§ **EXERCISE AIM**:
Leave out every picture, then output exactly the lines between the ones holding "Recreate this image" and "5.33, 5.67, 6.0];", inclusive, and nothing beyond them.
-- Begin DATASET RECORDS --
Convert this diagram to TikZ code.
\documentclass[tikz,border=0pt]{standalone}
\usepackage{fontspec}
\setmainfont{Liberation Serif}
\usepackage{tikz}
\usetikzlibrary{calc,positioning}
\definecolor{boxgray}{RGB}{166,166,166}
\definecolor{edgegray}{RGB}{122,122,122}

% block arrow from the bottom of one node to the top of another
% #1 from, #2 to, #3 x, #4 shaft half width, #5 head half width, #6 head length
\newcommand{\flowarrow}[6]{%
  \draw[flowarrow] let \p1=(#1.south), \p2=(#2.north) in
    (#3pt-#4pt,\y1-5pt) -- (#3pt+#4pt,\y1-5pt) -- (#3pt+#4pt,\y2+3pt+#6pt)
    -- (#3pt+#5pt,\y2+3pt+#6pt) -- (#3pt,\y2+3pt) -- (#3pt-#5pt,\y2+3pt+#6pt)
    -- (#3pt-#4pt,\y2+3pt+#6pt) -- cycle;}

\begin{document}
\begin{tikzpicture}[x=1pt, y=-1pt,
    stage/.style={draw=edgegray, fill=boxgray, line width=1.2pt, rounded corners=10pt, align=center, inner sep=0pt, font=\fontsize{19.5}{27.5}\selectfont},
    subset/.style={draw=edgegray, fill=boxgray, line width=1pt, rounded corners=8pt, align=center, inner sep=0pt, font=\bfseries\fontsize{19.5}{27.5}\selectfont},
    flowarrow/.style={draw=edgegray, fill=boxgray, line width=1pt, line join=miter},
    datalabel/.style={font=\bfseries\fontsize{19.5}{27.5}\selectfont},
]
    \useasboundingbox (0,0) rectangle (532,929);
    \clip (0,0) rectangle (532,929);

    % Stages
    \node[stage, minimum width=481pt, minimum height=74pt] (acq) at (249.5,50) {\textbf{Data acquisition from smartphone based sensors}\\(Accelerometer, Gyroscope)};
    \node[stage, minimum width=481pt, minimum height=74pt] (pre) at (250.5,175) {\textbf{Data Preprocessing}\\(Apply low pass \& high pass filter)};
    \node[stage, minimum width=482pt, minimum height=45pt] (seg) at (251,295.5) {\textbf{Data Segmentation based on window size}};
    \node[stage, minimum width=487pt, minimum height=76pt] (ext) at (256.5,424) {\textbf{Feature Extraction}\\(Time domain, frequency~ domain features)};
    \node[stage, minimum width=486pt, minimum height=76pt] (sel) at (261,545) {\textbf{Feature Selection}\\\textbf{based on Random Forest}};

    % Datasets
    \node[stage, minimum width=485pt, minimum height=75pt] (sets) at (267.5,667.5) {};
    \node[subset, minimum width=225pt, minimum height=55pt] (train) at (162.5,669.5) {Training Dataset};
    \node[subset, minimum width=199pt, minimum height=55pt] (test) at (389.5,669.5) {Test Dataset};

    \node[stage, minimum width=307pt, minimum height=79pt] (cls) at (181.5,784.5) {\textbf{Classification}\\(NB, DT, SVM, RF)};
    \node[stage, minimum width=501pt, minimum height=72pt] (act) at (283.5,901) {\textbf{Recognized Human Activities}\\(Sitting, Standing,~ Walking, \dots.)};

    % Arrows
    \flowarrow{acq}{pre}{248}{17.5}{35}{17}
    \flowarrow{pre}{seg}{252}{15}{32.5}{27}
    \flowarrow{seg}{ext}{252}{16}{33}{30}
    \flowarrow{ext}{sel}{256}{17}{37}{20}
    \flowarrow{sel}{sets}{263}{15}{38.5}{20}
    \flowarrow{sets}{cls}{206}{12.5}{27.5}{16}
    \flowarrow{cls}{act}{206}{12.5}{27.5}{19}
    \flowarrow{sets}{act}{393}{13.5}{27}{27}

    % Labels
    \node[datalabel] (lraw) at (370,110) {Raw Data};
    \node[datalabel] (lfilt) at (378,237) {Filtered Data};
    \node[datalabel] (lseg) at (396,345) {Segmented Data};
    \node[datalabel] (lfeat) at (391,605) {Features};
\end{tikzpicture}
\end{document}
-- End DATASET RECORDS --
-- Begin DATASET RECORDS --
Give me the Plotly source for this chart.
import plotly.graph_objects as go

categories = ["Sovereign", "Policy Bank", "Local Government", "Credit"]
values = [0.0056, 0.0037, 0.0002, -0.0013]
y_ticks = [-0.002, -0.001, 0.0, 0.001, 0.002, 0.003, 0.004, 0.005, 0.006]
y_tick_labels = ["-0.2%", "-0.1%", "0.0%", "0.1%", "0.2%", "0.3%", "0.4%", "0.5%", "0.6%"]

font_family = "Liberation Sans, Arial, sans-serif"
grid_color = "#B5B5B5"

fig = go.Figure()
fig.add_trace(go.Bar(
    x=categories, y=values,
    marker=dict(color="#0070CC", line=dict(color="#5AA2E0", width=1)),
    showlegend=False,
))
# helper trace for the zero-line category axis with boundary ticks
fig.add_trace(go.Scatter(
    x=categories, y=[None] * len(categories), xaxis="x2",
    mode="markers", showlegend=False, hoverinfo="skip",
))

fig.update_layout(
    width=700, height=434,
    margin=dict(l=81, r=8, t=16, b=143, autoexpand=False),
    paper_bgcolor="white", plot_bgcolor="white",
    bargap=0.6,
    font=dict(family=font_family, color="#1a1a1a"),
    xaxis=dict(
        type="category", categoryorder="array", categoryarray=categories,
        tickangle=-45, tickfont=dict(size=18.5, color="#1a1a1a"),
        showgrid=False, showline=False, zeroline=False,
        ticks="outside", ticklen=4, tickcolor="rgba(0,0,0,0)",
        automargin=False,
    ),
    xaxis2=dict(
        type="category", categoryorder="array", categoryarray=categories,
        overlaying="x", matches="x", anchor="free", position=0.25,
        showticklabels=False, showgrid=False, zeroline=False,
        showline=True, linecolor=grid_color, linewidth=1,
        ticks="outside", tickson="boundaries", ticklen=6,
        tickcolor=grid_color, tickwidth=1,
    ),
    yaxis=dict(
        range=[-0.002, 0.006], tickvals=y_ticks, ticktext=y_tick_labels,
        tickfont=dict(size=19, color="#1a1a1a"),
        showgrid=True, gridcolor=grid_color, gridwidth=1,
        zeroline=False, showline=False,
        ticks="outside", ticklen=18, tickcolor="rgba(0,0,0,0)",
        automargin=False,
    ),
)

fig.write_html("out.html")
-- End DATASET RECORDS --
-- Begin DATASET RECORDS --
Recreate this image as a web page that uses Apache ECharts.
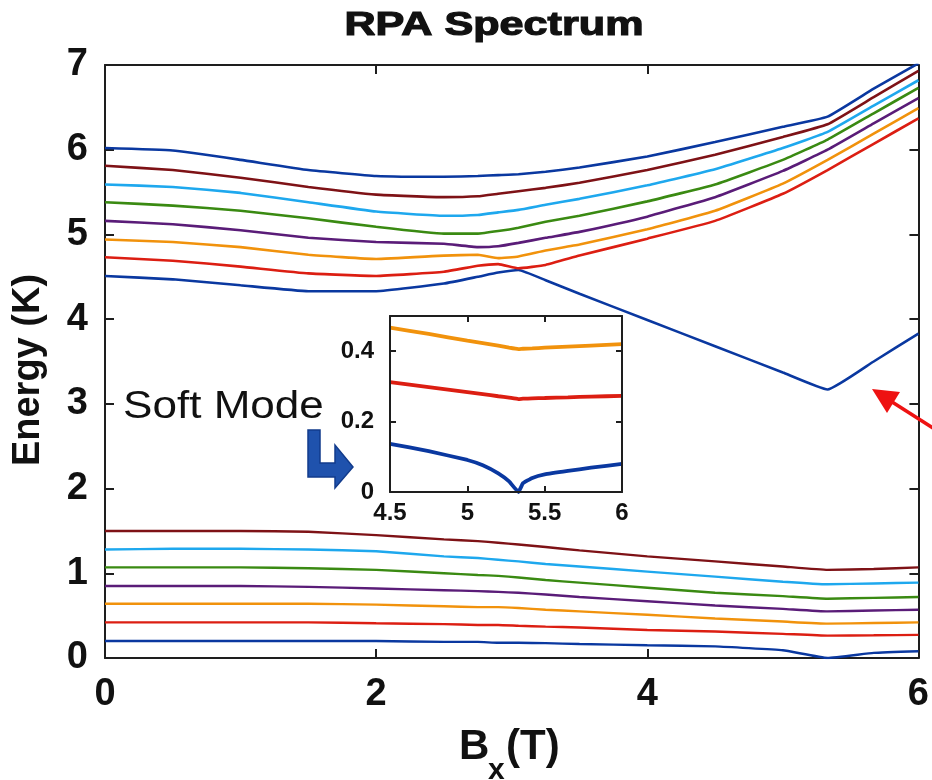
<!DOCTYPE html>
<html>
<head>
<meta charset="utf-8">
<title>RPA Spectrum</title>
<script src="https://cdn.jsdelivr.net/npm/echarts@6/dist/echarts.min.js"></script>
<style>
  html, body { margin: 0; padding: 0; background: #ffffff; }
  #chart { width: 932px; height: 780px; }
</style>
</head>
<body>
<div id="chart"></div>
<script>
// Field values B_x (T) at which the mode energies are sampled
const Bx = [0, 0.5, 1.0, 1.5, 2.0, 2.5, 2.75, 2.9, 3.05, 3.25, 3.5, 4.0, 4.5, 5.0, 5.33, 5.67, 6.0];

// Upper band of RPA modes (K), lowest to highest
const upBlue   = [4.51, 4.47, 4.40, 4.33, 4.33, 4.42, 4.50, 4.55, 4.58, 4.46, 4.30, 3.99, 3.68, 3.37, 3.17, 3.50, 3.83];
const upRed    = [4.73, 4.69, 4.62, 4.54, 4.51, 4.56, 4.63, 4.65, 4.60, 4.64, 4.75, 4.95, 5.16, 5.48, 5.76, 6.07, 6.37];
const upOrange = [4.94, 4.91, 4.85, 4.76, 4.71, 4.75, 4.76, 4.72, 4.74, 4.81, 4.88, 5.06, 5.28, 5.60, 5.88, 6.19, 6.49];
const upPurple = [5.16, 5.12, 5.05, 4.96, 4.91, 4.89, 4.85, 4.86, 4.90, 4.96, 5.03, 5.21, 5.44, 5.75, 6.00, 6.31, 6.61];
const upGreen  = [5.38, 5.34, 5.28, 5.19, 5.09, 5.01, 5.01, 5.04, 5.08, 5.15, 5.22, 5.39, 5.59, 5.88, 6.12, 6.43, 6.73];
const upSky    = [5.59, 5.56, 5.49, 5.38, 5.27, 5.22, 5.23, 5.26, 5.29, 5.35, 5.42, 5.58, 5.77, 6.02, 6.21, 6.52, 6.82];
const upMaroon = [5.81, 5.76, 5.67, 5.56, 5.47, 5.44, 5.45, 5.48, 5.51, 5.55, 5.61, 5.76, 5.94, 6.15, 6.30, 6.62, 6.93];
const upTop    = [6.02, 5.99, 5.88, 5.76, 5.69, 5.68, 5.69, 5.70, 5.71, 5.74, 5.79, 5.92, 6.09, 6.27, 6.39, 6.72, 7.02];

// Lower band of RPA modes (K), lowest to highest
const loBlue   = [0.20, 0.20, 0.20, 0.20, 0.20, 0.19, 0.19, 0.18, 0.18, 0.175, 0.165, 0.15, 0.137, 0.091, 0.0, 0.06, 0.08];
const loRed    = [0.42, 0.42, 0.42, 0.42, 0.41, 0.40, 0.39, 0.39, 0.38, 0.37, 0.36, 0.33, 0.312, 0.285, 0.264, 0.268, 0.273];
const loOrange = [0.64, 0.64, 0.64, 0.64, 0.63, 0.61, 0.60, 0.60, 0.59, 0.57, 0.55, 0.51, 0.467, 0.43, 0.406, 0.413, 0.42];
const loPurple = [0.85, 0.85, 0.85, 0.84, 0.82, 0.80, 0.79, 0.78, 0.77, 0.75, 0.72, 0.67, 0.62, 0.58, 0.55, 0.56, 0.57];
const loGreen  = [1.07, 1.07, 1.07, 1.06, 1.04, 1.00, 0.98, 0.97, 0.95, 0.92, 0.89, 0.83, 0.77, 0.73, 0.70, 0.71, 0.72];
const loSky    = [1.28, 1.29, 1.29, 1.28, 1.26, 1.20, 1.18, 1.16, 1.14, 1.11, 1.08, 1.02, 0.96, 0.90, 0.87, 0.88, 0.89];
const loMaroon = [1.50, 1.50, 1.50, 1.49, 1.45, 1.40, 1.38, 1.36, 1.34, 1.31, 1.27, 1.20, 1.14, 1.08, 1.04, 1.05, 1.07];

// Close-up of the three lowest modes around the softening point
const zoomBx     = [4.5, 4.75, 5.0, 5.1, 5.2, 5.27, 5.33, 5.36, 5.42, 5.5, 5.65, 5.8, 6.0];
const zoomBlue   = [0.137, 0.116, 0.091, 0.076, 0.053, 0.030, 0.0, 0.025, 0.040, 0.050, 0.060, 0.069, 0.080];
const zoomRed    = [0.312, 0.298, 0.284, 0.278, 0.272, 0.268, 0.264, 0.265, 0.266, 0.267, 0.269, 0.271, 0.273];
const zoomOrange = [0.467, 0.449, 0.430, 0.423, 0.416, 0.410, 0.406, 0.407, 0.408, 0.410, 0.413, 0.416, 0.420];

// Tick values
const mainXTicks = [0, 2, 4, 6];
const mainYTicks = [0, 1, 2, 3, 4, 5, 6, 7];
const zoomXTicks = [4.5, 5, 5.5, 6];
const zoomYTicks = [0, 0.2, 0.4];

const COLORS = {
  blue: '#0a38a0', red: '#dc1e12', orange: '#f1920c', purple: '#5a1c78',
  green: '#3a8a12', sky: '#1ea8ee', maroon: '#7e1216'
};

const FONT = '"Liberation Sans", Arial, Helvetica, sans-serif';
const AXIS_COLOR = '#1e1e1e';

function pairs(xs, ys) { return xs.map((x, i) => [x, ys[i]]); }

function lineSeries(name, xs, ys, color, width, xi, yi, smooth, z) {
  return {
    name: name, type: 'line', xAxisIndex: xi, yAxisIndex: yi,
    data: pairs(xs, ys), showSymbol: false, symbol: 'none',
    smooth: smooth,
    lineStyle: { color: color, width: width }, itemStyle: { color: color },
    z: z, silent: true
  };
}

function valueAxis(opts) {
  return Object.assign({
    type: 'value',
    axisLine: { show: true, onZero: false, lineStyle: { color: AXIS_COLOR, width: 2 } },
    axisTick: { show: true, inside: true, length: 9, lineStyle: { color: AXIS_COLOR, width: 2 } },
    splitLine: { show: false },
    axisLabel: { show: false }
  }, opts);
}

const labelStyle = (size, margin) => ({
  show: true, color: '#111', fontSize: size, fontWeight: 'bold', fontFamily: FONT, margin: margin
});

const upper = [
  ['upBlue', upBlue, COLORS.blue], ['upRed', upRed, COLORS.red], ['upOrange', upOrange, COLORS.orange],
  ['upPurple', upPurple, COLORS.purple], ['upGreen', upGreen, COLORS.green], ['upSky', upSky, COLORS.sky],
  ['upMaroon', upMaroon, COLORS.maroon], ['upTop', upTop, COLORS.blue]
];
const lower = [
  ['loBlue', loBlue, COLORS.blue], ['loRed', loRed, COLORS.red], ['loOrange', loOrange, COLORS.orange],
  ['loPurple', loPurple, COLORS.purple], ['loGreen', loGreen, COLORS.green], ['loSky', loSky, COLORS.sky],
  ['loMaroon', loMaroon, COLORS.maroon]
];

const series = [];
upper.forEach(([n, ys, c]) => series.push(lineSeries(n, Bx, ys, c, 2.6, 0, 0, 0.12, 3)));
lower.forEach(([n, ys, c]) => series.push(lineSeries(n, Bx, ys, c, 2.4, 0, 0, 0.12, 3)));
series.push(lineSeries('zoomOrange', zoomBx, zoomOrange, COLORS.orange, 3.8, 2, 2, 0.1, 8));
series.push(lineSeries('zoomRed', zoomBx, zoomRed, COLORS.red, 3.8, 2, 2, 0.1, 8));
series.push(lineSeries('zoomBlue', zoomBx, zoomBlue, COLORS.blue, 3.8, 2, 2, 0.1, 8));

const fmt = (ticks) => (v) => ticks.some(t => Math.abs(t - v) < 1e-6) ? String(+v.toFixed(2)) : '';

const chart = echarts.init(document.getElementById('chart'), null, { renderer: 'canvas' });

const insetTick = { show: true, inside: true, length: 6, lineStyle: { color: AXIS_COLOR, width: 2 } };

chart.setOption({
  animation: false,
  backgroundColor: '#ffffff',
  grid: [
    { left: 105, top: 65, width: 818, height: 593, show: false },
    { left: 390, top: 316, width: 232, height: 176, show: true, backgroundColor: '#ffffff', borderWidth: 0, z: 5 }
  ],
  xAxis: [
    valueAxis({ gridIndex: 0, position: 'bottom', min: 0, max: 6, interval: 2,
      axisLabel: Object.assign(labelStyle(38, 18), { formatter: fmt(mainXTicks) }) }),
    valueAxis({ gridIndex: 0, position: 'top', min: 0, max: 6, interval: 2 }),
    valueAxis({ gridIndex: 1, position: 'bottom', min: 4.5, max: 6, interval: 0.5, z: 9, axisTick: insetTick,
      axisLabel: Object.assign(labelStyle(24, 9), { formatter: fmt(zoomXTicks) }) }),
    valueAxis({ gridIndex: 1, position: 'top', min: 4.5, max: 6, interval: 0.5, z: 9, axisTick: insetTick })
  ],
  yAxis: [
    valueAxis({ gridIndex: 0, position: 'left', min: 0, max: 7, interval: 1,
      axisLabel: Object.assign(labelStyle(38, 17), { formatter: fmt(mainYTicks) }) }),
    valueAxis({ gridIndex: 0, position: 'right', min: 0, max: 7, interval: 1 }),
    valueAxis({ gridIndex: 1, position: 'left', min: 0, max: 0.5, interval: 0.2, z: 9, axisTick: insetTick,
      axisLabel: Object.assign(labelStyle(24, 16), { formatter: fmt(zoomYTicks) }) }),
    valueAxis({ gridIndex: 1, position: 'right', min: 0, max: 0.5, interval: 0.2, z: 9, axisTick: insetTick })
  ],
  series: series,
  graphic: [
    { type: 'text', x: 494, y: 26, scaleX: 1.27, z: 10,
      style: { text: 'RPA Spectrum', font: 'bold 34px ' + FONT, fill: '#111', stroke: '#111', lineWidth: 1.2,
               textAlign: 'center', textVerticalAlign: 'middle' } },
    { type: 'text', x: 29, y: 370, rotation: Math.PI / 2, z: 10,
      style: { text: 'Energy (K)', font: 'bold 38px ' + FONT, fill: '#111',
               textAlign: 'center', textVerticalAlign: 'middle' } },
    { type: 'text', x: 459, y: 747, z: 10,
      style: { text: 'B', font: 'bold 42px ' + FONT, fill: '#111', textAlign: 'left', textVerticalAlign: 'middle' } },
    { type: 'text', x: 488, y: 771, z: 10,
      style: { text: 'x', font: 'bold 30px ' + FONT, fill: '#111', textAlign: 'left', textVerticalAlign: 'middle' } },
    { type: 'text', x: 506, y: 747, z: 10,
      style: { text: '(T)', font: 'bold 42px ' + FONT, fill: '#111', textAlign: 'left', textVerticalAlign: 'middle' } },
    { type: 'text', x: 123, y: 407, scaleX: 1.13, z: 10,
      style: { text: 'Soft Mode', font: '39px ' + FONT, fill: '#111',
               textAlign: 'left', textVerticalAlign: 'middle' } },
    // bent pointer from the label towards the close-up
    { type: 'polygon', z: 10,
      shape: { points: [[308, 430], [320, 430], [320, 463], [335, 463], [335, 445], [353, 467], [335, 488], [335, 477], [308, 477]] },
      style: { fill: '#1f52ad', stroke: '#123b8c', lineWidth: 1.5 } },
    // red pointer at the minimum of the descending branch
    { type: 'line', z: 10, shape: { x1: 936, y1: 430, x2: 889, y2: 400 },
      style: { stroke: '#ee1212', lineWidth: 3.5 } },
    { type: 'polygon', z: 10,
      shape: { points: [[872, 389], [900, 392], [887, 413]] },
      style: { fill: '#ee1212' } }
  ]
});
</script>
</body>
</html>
-- End DATASET RECORDS --
§ **RESPONSE TO THIS EXERCISE**:
Recreate this image as a web page that uses Apache ECharts.
<!DOCTYPE html>
<html>
<head>
<meta charset="utf-8">
<title>RPA Spectrum</title>
<script src="https://cdn.jsdelivr.net/npm/echarts@6/dist/echarts.min.js"></script>
<style>
  html, body { margin: 0; padding: 0; background: #ffffff; }
  #chart { width: 932px; height: 780px; }
</style>
</head>
<body>
<div id="chart"></div>
<script>
// Field values B_x (T) at which the mode energies are sampled
const Bx = [0, 0.5, 1.0, 1.5, 2.0, 2.5, 2.75, 2.9, 3.05, 3.25, 3.5, 4.0, 4.5, 5.0, 5.33, 5.67, 6.0];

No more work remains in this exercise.